No need to worry. Don’t be alarmed. We’ll just go on with our Lives and pretend that everything is just fine.
And they’re right, I am used to a different quality of Life than most.I have had to catch these fast balls many previous times.
And in the end, I’ve always come back swinging, “Watcha got next for me Life? Huh? Huh?!”
But, what if this is The End, Life?
What if I’ve already played out my 9 Lives?
Just because I’ve gone through this before, doesn’t mean I, too, don’t battle the arch-nemeses of Life; Fear, Anger, Hurt, Insecurity, and Loneliness.
If anyone else in my circle of family and friends was facing a similar uncertain future, we would all drop everything to be by their sides, to Fight for their Lives.
Yesterday, when I was signing my release for surgery, the surgeon was going over the four long lines of possible (and many, probable) risk factors involved with this procedure. The last two were: “Heart Attack” and “Death.” And you know what he said, Life? “Well, you’ve already had both of those, so you know the risks involved with these complications.” Chuckle.
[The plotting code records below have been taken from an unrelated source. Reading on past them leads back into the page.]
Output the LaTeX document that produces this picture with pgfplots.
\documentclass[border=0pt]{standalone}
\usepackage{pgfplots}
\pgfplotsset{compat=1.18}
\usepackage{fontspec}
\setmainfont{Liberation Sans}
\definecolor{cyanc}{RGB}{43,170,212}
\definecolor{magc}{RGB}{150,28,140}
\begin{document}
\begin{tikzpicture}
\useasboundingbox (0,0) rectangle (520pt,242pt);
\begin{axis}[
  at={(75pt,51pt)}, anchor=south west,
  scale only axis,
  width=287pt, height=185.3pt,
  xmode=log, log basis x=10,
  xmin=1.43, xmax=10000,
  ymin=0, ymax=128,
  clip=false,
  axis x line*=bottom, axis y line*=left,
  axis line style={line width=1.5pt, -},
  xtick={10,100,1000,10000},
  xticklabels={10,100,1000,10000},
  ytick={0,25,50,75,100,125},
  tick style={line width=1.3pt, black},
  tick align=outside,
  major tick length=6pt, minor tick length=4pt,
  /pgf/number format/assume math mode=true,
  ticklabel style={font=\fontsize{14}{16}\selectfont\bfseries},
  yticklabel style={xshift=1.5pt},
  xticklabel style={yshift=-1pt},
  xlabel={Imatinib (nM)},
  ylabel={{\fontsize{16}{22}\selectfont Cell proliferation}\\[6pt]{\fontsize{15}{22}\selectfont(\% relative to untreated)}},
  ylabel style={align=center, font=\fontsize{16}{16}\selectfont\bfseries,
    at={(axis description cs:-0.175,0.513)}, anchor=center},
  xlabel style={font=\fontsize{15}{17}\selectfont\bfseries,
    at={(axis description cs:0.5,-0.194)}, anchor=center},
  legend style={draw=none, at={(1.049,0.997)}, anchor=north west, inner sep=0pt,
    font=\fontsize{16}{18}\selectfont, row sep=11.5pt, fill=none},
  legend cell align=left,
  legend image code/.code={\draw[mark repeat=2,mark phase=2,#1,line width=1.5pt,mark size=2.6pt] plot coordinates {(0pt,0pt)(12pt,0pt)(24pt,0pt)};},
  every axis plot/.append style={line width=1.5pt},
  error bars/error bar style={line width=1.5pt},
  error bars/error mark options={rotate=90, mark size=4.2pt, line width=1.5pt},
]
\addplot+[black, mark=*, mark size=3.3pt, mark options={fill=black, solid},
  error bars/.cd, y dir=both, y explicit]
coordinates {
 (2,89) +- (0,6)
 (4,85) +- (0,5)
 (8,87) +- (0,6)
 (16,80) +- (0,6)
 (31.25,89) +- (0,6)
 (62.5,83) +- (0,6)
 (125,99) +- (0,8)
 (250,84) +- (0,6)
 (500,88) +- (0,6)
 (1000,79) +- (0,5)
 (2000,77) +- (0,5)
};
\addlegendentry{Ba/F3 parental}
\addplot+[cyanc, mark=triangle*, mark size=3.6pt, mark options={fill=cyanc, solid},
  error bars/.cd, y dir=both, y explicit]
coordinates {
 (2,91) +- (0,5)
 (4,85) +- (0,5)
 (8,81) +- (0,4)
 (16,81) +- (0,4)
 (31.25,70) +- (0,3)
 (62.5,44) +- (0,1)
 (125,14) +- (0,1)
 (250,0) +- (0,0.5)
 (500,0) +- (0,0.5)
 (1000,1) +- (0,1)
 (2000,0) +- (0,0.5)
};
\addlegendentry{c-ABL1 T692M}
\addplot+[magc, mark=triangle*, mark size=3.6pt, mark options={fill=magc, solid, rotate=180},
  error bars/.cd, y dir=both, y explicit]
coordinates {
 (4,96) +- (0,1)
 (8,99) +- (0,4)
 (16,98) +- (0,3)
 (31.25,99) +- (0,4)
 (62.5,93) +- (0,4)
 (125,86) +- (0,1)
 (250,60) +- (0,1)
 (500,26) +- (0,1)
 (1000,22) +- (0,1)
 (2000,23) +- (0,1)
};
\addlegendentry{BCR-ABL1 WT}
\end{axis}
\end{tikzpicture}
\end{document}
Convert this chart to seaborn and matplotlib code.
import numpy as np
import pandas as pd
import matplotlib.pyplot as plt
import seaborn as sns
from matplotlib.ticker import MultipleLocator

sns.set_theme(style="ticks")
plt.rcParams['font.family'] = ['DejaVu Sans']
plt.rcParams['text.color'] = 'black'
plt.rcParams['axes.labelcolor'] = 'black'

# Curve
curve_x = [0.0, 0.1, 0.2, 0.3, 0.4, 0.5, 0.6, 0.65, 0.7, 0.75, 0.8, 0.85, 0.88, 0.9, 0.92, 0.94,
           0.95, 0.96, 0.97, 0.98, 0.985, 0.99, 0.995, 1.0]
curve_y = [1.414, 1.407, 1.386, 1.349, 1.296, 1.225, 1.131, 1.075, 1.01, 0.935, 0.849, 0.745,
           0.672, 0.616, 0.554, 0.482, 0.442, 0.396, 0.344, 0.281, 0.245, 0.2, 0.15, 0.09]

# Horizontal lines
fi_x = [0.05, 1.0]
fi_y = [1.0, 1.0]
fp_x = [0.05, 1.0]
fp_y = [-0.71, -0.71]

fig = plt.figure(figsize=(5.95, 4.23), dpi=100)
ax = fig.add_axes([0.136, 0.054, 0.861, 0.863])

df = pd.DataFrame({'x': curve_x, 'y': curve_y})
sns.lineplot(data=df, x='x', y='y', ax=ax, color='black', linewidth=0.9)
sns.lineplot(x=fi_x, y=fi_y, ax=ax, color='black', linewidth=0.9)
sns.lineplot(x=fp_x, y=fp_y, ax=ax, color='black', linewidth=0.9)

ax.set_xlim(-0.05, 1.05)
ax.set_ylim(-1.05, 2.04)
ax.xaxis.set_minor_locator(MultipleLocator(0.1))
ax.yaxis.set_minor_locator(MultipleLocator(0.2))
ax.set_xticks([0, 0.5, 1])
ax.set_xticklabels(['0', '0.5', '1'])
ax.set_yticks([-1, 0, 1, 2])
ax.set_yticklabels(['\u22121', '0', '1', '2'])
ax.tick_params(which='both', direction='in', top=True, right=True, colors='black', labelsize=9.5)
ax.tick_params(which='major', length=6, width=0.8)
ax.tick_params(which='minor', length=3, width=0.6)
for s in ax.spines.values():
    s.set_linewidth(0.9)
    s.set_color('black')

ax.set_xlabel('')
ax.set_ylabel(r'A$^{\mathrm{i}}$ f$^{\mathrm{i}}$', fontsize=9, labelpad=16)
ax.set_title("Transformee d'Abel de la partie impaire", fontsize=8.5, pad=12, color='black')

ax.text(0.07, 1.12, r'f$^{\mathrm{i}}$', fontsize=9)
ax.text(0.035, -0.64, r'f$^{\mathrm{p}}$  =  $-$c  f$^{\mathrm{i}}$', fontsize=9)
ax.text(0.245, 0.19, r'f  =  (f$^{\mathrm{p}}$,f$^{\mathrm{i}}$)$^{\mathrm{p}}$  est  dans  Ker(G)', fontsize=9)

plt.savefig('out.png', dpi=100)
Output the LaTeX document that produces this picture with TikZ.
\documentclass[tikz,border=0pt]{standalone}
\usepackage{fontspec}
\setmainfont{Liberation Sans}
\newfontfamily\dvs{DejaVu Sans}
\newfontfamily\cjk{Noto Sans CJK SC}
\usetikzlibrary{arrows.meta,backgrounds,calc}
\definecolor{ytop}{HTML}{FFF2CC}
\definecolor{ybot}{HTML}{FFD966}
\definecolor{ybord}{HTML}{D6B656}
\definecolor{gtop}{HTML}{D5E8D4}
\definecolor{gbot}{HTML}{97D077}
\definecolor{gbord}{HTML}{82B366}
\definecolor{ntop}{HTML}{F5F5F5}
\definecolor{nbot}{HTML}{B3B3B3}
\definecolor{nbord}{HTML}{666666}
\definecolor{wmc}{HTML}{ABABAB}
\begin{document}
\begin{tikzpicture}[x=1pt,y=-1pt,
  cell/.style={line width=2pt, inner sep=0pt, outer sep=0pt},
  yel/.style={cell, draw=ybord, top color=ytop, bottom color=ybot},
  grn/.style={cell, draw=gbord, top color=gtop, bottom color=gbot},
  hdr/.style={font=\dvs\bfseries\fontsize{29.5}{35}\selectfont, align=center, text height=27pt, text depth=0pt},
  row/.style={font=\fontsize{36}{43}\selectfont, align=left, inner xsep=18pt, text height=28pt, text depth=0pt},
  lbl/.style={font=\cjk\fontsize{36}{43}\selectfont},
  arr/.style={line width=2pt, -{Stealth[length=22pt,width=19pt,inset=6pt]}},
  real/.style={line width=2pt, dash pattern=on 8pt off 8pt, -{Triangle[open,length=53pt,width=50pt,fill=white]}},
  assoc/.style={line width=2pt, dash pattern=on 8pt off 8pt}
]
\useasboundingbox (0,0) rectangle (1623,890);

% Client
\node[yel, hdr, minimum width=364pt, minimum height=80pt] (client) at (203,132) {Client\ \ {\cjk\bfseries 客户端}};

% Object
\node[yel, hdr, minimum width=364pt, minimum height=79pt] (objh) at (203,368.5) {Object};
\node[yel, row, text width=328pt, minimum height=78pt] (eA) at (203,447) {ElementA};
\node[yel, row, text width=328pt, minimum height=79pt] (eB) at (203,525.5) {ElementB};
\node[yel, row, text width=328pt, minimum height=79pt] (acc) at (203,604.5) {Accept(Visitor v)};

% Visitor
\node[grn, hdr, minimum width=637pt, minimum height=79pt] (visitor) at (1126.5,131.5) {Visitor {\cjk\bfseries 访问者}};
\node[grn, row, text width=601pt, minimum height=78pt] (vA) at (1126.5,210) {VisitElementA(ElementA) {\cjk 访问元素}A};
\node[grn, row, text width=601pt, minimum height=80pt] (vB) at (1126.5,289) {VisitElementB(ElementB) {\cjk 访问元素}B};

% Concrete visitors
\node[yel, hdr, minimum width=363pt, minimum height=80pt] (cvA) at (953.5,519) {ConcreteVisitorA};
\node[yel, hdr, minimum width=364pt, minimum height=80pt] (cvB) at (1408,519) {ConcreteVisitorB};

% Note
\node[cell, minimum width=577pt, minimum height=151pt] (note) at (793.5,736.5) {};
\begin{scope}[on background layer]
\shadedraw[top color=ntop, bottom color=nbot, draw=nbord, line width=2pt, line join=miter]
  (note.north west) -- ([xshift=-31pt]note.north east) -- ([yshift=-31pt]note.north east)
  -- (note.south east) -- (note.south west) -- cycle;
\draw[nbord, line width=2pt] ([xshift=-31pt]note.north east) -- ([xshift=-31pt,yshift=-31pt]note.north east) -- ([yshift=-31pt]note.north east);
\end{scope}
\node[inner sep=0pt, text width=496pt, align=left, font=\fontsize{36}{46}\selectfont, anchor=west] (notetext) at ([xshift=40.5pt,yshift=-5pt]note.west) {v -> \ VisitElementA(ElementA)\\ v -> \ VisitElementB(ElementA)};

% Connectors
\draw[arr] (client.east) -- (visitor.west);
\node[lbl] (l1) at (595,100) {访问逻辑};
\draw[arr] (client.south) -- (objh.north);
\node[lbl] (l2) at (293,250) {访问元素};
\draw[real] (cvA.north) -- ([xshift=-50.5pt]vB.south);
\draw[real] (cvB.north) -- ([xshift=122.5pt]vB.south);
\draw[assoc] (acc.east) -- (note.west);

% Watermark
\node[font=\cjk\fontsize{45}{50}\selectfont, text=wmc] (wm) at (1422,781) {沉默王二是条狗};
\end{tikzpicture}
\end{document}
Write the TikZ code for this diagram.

Chuckle.
BOTH of those? Meaning “death,” too.
And, you know what, he’s right.
Because I have not only met my Life, I have also met my Death. Twice.
So, is this supposed to make me feel less scared?
Because it doesn’t.
Yet, when I inform my closest loved ones of this impending, very serious and complicated surgery, happening in just 2 days’ time, they respond, “Okay.”
Okay? Isn’t that what you say when you let someone know you have to reschedule lunch because you’re having a tooth filled?
But, that just highlights how insanely crazy You are, Life. So insane, that insanity begins to appear as normalcy.
And, yet, I still wouldn’t trade you in.
I want to keep living you, Life.
I still have uncharted parts of myself and the world that I want to explore.
I still have so much love, light and energy to give to others.
And I still have a great big capacity to receive that love back.
As I write you this letter, I sit outside in the waxing and waning sun. Watching as it plays hide-n-seek with the clouds. I listen to the one of a kind bird song symphony, never to be repeated at any other time nor in any other place. A unique crescendo of my backyard birds, a concert for one.
I listen to the traffic coming and going on the expressway behind my house. And I dream of where they are headed. I dream of where I next want to go.
I can feel the soothing, loving presence of my husband as he gets ready inside. The one person who has born witness to the all of you, My Life. And never takes for granted the extreme pressure I am under…
I am constantly pushing you up hill. But, I am up for the battle.
I do not planning on meeting your shadow self, Death, again for a long time to come.
But, I also know it is not solely up to me.
So I’ll make a deal with you, Life…
Don’t give up on me and I won’t give up on you.